---------- Dataset records

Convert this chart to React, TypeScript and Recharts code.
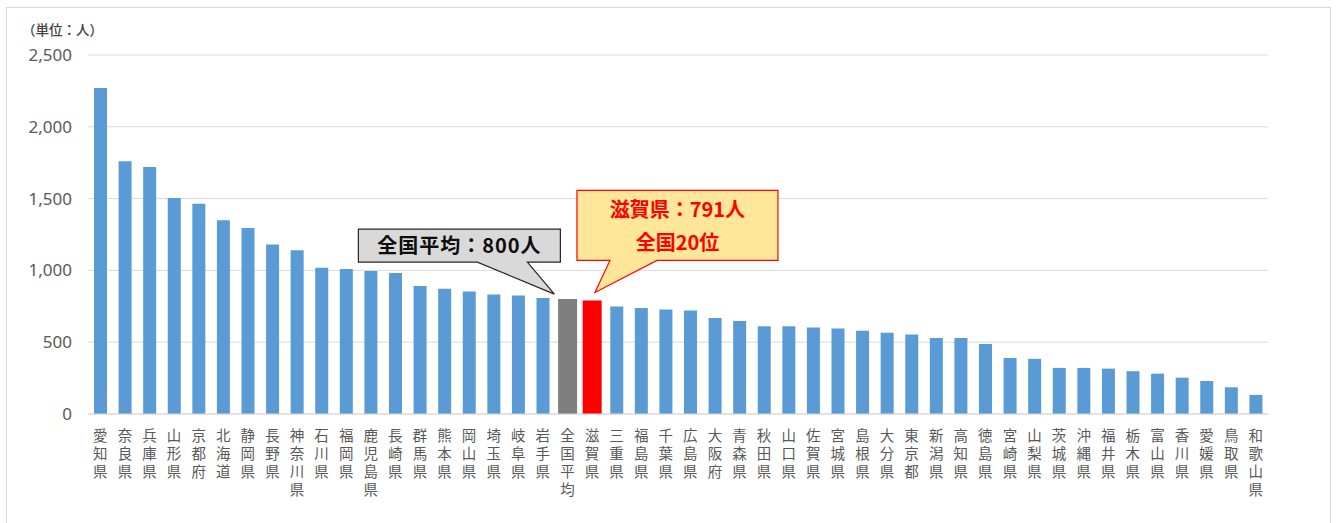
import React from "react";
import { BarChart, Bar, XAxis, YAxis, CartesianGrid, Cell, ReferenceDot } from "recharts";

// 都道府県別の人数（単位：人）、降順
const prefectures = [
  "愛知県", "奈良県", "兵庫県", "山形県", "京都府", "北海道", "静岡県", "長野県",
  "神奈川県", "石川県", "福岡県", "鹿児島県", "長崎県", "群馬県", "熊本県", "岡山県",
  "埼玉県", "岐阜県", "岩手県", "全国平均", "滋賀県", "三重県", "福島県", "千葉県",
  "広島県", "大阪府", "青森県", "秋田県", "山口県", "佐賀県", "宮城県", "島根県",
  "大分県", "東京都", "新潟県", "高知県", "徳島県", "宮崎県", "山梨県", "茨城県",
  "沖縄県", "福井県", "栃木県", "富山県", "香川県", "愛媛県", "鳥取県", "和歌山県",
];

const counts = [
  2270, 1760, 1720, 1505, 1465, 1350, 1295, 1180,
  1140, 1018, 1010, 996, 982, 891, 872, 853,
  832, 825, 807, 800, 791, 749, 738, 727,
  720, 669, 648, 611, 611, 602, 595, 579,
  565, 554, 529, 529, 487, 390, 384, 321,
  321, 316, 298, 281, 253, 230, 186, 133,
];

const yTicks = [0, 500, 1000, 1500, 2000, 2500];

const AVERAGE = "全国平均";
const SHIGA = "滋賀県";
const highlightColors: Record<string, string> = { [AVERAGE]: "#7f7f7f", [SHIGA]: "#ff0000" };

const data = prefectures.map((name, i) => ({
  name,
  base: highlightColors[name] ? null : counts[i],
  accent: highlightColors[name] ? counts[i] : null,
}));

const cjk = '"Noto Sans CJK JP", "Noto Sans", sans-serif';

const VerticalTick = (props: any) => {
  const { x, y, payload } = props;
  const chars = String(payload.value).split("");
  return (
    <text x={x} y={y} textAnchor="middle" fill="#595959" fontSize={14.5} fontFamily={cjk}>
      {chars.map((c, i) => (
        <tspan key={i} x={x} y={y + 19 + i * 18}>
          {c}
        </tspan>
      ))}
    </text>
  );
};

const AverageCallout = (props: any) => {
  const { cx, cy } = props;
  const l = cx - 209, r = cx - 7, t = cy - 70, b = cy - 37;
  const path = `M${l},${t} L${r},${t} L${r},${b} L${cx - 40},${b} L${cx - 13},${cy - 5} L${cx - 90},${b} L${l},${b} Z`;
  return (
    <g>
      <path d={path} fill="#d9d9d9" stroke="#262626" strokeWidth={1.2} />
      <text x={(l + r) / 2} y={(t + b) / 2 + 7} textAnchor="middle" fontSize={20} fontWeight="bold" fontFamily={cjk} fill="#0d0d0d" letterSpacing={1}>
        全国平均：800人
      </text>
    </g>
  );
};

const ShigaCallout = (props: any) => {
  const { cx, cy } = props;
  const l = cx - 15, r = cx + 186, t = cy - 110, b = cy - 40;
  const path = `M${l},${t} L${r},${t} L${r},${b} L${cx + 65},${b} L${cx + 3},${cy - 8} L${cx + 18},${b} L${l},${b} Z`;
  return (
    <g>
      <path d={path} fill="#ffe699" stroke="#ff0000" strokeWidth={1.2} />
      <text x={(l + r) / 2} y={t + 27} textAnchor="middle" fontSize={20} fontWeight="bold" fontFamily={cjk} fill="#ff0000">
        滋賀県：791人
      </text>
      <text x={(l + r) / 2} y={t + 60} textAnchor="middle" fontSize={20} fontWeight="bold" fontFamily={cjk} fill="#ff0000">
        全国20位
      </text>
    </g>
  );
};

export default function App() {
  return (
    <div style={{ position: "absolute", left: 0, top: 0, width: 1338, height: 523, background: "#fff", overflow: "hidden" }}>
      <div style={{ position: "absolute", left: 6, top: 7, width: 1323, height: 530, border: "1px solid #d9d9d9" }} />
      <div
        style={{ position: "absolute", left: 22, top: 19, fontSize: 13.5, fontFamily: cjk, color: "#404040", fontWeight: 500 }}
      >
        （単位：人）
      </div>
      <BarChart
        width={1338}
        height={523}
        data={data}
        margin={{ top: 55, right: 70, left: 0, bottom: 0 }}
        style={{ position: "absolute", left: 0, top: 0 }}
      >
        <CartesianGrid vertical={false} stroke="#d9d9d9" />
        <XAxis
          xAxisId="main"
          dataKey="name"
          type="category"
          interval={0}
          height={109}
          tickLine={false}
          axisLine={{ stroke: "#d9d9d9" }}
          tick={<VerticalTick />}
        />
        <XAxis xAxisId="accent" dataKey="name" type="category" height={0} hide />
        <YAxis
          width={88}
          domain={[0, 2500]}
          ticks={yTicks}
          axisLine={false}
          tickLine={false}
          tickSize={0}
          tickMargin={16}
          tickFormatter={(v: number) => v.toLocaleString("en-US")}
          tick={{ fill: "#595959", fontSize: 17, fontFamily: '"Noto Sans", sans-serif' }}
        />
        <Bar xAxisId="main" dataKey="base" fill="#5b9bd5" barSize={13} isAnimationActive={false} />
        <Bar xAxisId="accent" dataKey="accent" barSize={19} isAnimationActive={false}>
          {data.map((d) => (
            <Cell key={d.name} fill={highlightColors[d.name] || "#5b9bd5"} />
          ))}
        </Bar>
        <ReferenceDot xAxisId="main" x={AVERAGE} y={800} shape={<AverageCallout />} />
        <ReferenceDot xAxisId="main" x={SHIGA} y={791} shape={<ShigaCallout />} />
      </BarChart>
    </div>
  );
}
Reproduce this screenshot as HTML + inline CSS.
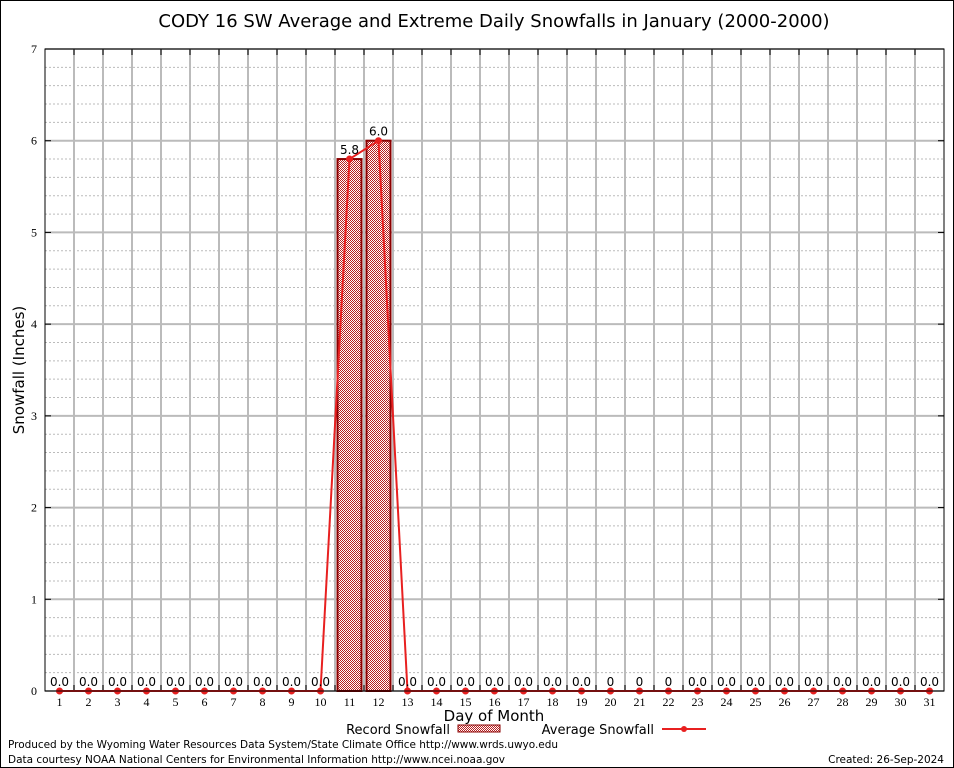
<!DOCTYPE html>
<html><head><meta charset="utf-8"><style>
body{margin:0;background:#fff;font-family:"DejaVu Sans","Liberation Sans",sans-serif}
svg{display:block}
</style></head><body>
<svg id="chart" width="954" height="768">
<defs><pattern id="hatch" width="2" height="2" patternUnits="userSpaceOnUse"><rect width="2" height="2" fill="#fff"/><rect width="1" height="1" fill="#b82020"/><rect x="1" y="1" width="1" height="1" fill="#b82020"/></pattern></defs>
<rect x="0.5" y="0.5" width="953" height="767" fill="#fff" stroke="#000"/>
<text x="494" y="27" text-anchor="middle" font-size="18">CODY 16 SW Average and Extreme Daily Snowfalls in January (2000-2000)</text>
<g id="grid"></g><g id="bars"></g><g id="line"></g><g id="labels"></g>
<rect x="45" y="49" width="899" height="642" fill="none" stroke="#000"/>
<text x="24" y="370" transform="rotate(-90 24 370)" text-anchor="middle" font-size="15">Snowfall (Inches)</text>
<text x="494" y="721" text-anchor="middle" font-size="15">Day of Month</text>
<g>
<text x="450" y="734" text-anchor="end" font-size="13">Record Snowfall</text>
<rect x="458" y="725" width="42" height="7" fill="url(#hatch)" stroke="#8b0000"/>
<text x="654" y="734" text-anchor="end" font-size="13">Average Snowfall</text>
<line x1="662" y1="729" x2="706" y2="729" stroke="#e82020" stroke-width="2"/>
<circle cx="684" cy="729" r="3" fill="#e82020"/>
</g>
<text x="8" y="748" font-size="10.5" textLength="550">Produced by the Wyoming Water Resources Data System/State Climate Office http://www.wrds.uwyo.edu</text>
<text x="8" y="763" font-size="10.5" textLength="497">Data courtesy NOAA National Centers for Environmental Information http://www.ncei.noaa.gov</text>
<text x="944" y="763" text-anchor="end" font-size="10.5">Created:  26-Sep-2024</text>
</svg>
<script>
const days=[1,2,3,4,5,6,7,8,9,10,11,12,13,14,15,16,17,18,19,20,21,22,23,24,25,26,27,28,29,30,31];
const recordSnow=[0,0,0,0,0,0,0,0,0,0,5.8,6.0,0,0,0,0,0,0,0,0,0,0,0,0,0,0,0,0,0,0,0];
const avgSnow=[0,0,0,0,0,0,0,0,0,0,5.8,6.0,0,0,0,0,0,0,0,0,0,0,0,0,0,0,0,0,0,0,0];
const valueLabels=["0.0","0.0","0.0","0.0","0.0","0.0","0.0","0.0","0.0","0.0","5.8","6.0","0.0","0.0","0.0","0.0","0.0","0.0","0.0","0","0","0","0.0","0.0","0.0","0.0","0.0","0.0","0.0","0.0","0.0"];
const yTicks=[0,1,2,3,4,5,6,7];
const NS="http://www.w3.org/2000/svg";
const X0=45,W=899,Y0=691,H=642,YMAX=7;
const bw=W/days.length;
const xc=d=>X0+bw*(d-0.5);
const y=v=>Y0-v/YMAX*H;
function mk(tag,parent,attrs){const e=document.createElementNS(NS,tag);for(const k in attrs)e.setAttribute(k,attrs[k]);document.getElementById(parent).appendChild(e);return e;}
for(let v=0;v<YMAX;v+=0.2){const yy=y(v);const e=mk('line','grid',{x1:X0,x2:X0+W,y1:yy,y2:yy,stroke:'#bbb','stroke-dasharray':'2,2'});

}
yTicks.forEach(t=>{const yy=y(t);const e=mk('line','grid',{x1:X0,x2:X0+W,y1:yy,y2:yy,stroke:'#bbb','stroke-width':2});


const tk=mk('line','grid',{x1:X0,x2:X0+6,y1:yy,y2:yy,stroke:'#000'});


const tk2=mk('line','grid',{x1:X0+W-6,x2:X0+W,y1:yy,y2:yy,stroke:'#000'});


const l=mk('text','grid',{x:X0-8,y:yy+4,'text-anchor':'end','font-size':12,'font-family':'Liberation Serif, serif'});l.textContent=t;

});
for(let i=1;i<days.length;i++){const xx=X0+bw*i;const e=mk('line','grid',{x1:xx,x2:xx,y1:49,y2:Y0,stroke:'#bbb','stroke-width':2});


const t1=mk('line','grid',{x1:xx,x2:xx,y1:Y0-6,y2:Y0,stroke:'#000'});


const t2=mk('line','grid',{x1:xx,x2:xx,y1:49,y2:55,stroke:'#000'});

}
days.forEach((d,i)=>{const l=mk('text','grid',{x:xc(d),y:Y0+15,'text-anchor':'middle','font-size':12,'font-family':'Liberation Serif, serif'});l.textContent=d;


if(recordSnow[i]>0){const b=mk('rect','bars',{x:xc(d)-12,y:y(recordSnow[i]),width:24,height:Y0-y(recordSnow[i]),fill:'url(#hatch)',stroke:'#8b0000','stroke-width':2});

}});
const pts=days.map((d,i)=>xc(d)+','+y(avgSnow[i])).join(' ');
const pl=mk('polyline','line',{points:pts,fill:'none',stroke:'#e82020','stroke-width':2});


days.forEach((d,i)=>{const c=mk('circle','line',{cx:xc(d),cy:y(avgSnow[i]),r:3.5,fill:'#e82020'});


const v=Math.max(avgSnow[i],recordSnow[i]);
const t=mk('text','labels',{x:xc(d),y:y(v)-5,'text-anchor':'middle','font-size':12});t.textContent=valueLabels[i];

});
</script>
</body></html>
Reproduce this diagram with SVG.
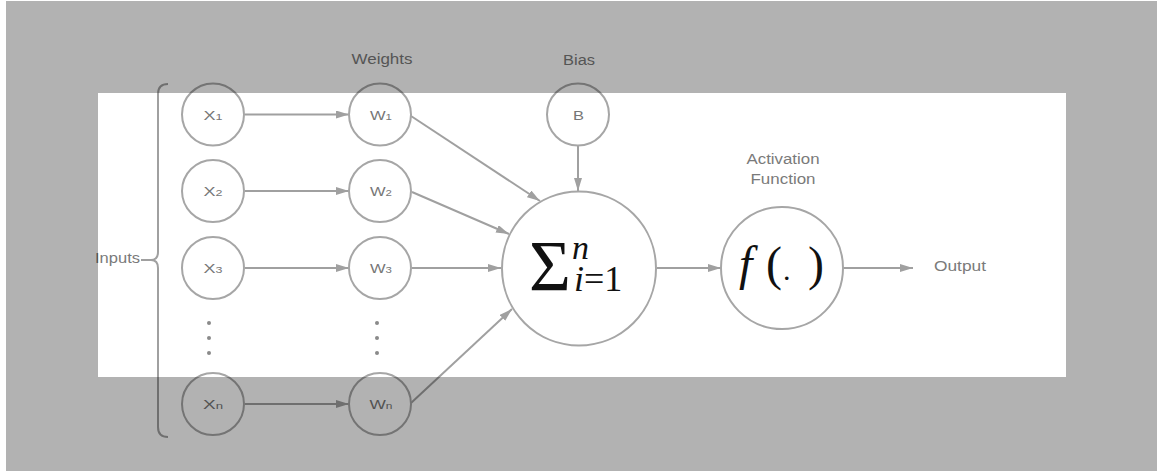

--------------------

- Exercise prompt:
Repeat the listing above from its first line through the line that contains "CartesianGrid, Cell, ReferenceDot", both included, and nothing more. Drop the pictures.

- Result for this task:
Convert this chart to React, TypeScript and Recharts code.
import React from "react";
import { BarChart, Bar, XAxis, YAxis, CartesianGrid, Cell, ReferenceDot } from "recharts";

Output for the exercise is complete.